The complaint details specific instances in which “to personify the University’s alleged institutional indifference to rape, Erdely and Rolling Stone cast Dean Eramo … as the chief villain of the story” and Eramo’s interactions with Erdely and the magazine’s attorneys. The complaint also alleges that Erdely and Rolling Stone continued to make defamatory statements during a publicity tour which followed the article’s publication and its subsequent retraction.

“The article … caused a national media firestorm and has been viewed online more than 2.7 million times,” the complaint reads. “From November 26, 2014 until December 5, 2014 — when Rolling Stone was finally forced to admit publicly that it had lost faith in the story… — Erdely and Rolling Stone continued to conduct a nationwide press tour in which they repeatedly and callously doubled down on their false claims that Dean Eramo was indifferent to Jackie’s allegations, that she did nothing in response to them, that she did not report them to the police, and that she instead sought to suppress Jackie’s allegations and discourage her from reporting them.”
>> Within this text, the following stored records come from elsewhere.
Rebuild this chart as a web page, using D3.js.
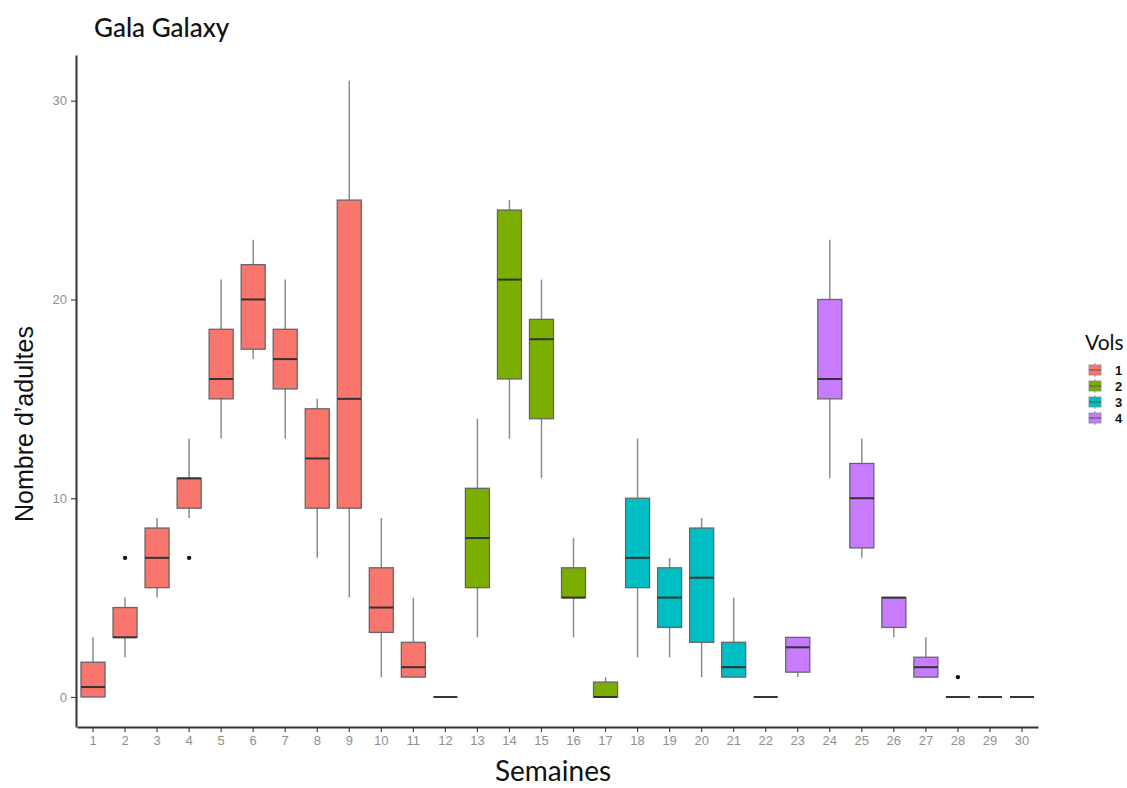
<!DOCTYPE html>
<html>
<head>
<meta charset="utf-8">
<script src="https://cdn.jsdelivr.net/npm/d3@7"></script>
<style>
  body { margin: 0; background: #fff; }
  svg text { font-family: "Liberation Sans", Arial, sans-serif; }
</style>
</head>
<body>
<div id="chart"></div>
<script>
// Boxplot of adults per week, coloured by flight (Vols)

var weeks  = d3.range(1, 31)
var vols   = [1,1,1,1,1,1,1,1,1,1,1,1, 2,2,2,2,2, 3,3,3,3,3, 4,4,4,4,4,4,4,4]
var lower  = [0, 2, 5, 9, 13, 17, 13, 7, 5, 1, 1, 0, 3, 13, 11, 3, 0, 2, 2, 1, 1, 0, 1, 11, 7, 3, 1, 0, 0, 0]
var q1     = [0, 3, 5.5, 9.5, 15, 17.5, 15.5, 9.5, 9.5, 3.25, 1, 0, 5.5, 16, 14, 5, 0, 5.5, 3.5, 2.75, 1, 0, 1.25, 15, 7.5, 3.5, 1, 0, 0, 0]
var median = [0.5, 3, 7, 11, 16, 20, 17, 12, 15, 4.5, 1.5, 0, 8, 21, 18, 5, 0, 7, 5, 6, 1.5, 0, 2.5, 16, 10, 5, 1.5, 0, 0, 0]
var q3     = [1.75, 4.5, 8.5, 11, 18.5, 21.75, 18.5, 14.5, 25, 6.5, 2.75, 0, 10.5, 24.5, 19, 6.5, 0.75, 10, 6.5, 8.5, 2.75, 0, 3, 20, 11.75, 5, 2, 0, 0, 0]
var upper  = [3, 5, 9, 13, 21, 23, 21, 15, 31, 9, 5, 0, 14, 25, 21, 8, 1, 13, 7, 9, 5, 0, 3, 23, 13, 5, 3, 0, 0, 0]
var outliers = [{ week: 2, value: 7 }, { week: 4, value: 7 }, { week: 28, value: 1 }]

var volNames  = ["1", "2", "3", "4"]
var volColors = ["#F8766D", "#7CAE00", "#00BFC4", "#C77CFF"]
var yTicks = [0, 10, 20, 30]

var width = 1127
var height = 788

var svg = d3.select("#chart")
  .append("svg")
  .attr("width", width)
  .attr("height", height)

var x = d3.scaleBand()
  .domain(weeks)
  .range([77, 1038])

var y = d3.scaleLinear()
  .domain([-1.51, 32.3])
  .range([727, 55])

var color = d3.scaleOrdinal()
  .domain(volNames)
  .range(volColors)

var boxW = x.bandwidth() * 0.75

var rows = weeks.map(function(w, i) {
  return { week: w, vol: String(vols[i]), lo: lower[i], q1: q1[i], med: median[i], q3: q3[i], hi: upper[i] }
})

// axes
var yAxis = svg.append("g")
  .attr("transform", "translate(76,0)")
  .call(d3.axisLeft(y).tickValues(yTicks).tickSizeInner(5).tickSizeOuter(0).tickPadding(4))
var xAxis = svg.append("g")
  .attr("transform", "translate(0,727)")
  .call(d3.axisBottom(x).tickSizeInner(5).tickSizeOuter(0).tickPadding(4))

;[yAxis, xAxis].forEach(function(a) {
  a.select(".domain").attr("stroke", "#333").attr("stroke-width", 2)
  a.selectAll(".tick line").attr("stroke", "#444").attr("stroke-width", 1.2)
  a.selectAll(".tick text").attr("fill", "#8f8f8f").style("font-size", "13px")
})

// boxes
var g = svg.append("g").selectAll("g")
  .data(rows)
  .enter().append("g")
  .attr("transform", function(d) { return "translate(" + (x(d.week) + x.bandwidth() / 2) + ",0)" })

g.append("line")
  .attr("y1", function(d) { return y(d.hi) })
  .attr("y2", function(d) { return y(d.lo) })
  .attr("stroke", "#8c8c8c")
  .attr("stroke-width", 1.5)

g.append("rect")
  .attr("x", -boxW / 2)
  .attr("width", boxW)
  .attr("y", function(d) { return y(d.q3) })
  .attr("height", function(d) { return y(d.q1) - y(d.q3) })
  .attr("fill", function(d) { return color(d.vol) })
  .attr("stroke", "#666")
  .attr("stroke-width", 1.3)

g.append("line")
  .attr("x1", -boxW / 2)
  .attr("x2", boxW / 2)
  .attr("y1", function(d) { return y(d.med) })
  .attr("y2", function(d) { return y(d.med) })
  .attr("stroke", "#333")
  .attr("stroke-width", 2)

svg.append("g").selectAll("circle")
  .data(outliers)
  .enter().append("circle")
  .attr("cx", function(d) { return x(d.week) + x.bandwidth() / 2 })
  .attr("cy", function(d) { return y(d.value) })
  .attr("r", 2.2)
  .attr("fill", "#111")

// titles
svg.append("text")
  .attr("x", 94)
  .attr("y", 37)
  .style("font-family", "Lato, 'Open Sans', sans-serif")
  .style("font-size", "26px")
  .style("font-weight", 500)
  .attr("fill", "#111")
  .text("Gala Galaxy")

svg.append("text")
  .attr("x", 553)
  .attr("y", 781)
  .attr("text-anchor", "middle")
  .style("font-family", "Lato, 'Open Sans', sans-serif")
  .style("font-size", "28px")
  .attr("fill", "#111")
  .text("Semaines")

svg.append("text")
  .attr("transform", "translate(33,424) rotate(-90)")
  .attr("text-anchor", "middle")
  .style("font-family", "'Liberation Sans Narrow', 'Liberation Sans', sans-serif")
  .style("font-size", "25px")
  .attr("fill", "#111")
  .text("Nombre d\u2019adultes")

// legend
var legend = svg.append("g").attr("transform", "translate(1085,0)")
legend.append("text")
  .attr("x", 0)
  .attr("y", 350)
  .style("font-family", "Lato, 'Open Sans', sans-serif")
  .style("font-size", "21px")
  .attr("fill", "#111")
  .text("Vols")

var item = legend.selectAll("g.item")
  .data(volNames)
  .enter().append("g")
  .attr("class", "item")
  .attr("transform", function(d, i) { return "translate(0," + (370 + i * 16) + ")" })

item.append("line")
  .attr("x1", 10).attr("x2", 10).attr("y1", -7).attr("y2", 7)
  .attr("stroke", "#999")
item.append("rect")
  .attr("x", 4).attr("y", -5).attr("width", 12).attr("height", 10)
  .attr("fill", function(d) { return color(d) })
  .attr("stroke", "#888").attr("stroke-width", 0.8)
item.append("line")
  .attr("x1", 4).attr("x2", 16).attr("y1", 0).attr("y2", 0)
  .attr("stroke", "#555")
item.append("text")
  .attr("x", 30)
  .attr("y", 5)
  .style("font-size", "13px")
  .style("font-weight", "bold")
  .attr("fill", "#111")
  .text(function(d) { return d })
</script>
</body>
</html>
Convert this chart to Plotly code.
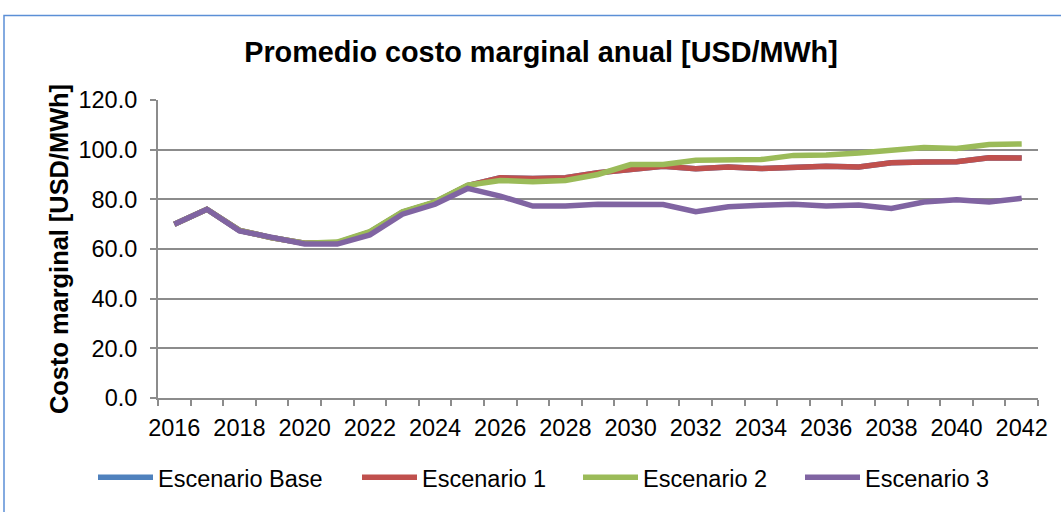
import plotly.graph_objects as go

# Datos
anios = list(range(2016, 2043))
etiquetas_x = list(range(2016, 2043, 2))

esc_base = [70, 76, 67.5, 64.5, 62.3, 62.5, 66.8, 74.8, 78.8, 85.5, 88.7, 88.4, 88.7, 90.7,
            92, 93.3, 92.3, 93, 92.4, 93, 93.3, 93, 94.7, 95, 95.1, 96.7, 96.6]
esc_1 = [70, 76, 67.5, 64.5, 62.3, 62.5, 66.8, 74.8, 78.8, 85.5, 88.7, 88.4, 88.7, 90.7,
         92, 93.3, 92.3, 93, 92.4, 93, 93.3, 93, 94.7, 95, 95.1, 96.7, 96.6]
esc_2 = [70, 76, 67.5, 64.5, 62.3, 62.8, 67, 75, 79, 85.7, 87.6, 87.1, 87.6, 90,
         94, 94, 95.7, 96, 96, 97.7, 97.9, 98.7, 100, 100.9, 100.5, 102.1, 102.3]
esc_3 = [70, 76, 67.3, 64.4, 62, 62, 65.7, 74, 78, 84.4, 81.3, 77.3, 77.3, 78,
         77.9, 77.9, 75, 77, 77.6, 78, 77.3, 77.7, 76.3, 78.9, 79.8, 78.9, 80.4]

series = [("Escenario Base", esc_base, "#4F81BD"),
          ("Escenario 1", esc_1, "#C0504D"),
          ("Escenario 2", esc_2, "#9BBB59"),
          ("Escenario 3", esc_3, "#8064A2")]

fuente = "Liberation Sans, Arial, sans-serif"
gris = "#8c8c8c"

# cada serie en su propia leyenda para fijar la posicion (px del borde izquierdo)
pos_leyenda = [93, 357, 578, 800]
ids_leyenda = ["legend", "legend2", "legend3", "legend4"]

fig = go.Figure()
for (nombre, valores, color), lid in zip(series, ids_leyenda):
    fig.add_trace(go.Scatter(x=anios, y=valores, name=nombre, mode="lines",
                             line=dict(color=color, width=5.5), legend=lid))

fig.update_layout(
    width=1061, height=512,
    margin=dict(l=158, r=23, t=100, b=112),
    paper_bgcolor="white", plot_bgcolor="white",
    font=dict(family=fuente, size=23.5, color="black"),
    title=dict(text="<b>Promedio costo marginal anual [USD/MWh]</b>",
               x=541 / 1061, xanchor="center", y=1 - 52 / 512, yanchor="middle",
               font=dict(size=28.8, family=fuente, color="black")),
    showlegend=True,
)
for lid, px in zip(ids_leyenda, pos_leyenda):
    fig.update_layout({lid: dict(orientation="h", x=(px - 158) / 880, xanchor="left",
                                 y=-0.267, yanchor="middle", bgcolor="rgba(0,0,0,0)",
                                 font=dict(size=23.5, family=fuente), itemwidth=55)})

fig.update_xaxes(range=[2015.5, 2042.5], tickvals=etiquetas_x,
                 ticks="outside", ticklen=8, tickcolor="rgba(0,0,0,0)",
                 showgrid=False, zeroline=False,
                 showline=True, linecolor=gris, linewidth=2,
                 minor=dict(tickmode="linear", tick0=2015.5, dtick=1, ticks="outside",
                            ticklen=6, tickcolor=gris, tickwidth=1.5, showgrid=False))

fig.update_yaxes(range=[0, 120], dtick=20, tickformat=".1f",
                 ticks="outside", ticklen=6, tickcolor=gris, tickwidth=1.5,
                 showgrid=True, gridcolor=gris, gridwidth=1.5, zeroline=False,
                 showline=True, linecolor=gris, linewidth=2, ticklabelstandoff=8)

# Titulo del eje Y
fig.add_annotation(text="<b>Costo marginal [USD/MWh]</b>", xref="paper", yref="paper",
                   x=(59 - 158) / 880, y=0.5, xanchor="center", yanchor="middle",
                   textangle=-90, showarrow=False, font=dict(size=25.4, family=fuente))

# Borde del area del grafico
fig.add_shape(type="rect", xref="paper", yref="paper",
              x0=(4 - 158) / 880, x1=(1075 - 158) / 880,
              y0=(400 - 530) / 300, y1=(400 - 15) / 300,
              line=dict(color="#5B8FD6", width=1.5), layer="below")

fig.write_html("out.html", config={"displayModeBar": False},
               post_script="document.body.style.margin='0';")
Additionally, according to the complaint, Rolling Stone employed a high-profile illustrator to intentionally alter a photo of Eramo — originally provided by The Cavalier Daily, though the newspaper was not told the photo would later be modified — to further underscore its false, negative portrayal of Eramo.

“Rolling Stone retained Ritter Illustrations with the specific intent to portray Dean Eramo in a highly negative manner — specifically by causing Ritter to doctor the image in a way to give the appearance of Dean Eramo sitting at her desk, sneering while a sexual assault victim sits crying in front of her,” the complaint reads. “A simple comparison of the original photograph and Rolling Stone’s manipulated version of the image demonstrates the lengths Erdely and Rolling Stone were willing to go to portray Dean Eramo as a villain.”

The lawsuit, filed in the Circuit Court of the City of Charlottesville, seeks $7.5 million in compensatory damages and $350,000 in punitive damages, in addition to “awarding Dean Eramo all expenses and costs, including attorney’s fees.”

A fund has been established by an organization called “True Hoos” to raise funds for Eramo’s legal fees. Students, professors, faculty and other individuals from the University community have already raised raised $24,000 on the crowdfunding website, which lists a goal of $500,000.

Donations have come from individuals such as Claire Kaplan, director of gender violence and social change at the Women’s Center and Patricia Lampkin, vice president and chief student affairs officer. Parents of current students, and Board of Visitors student representative Meg Gould, a 2015 College graduate, have also donated to the website.

Rolling Stone could not be reached for comment.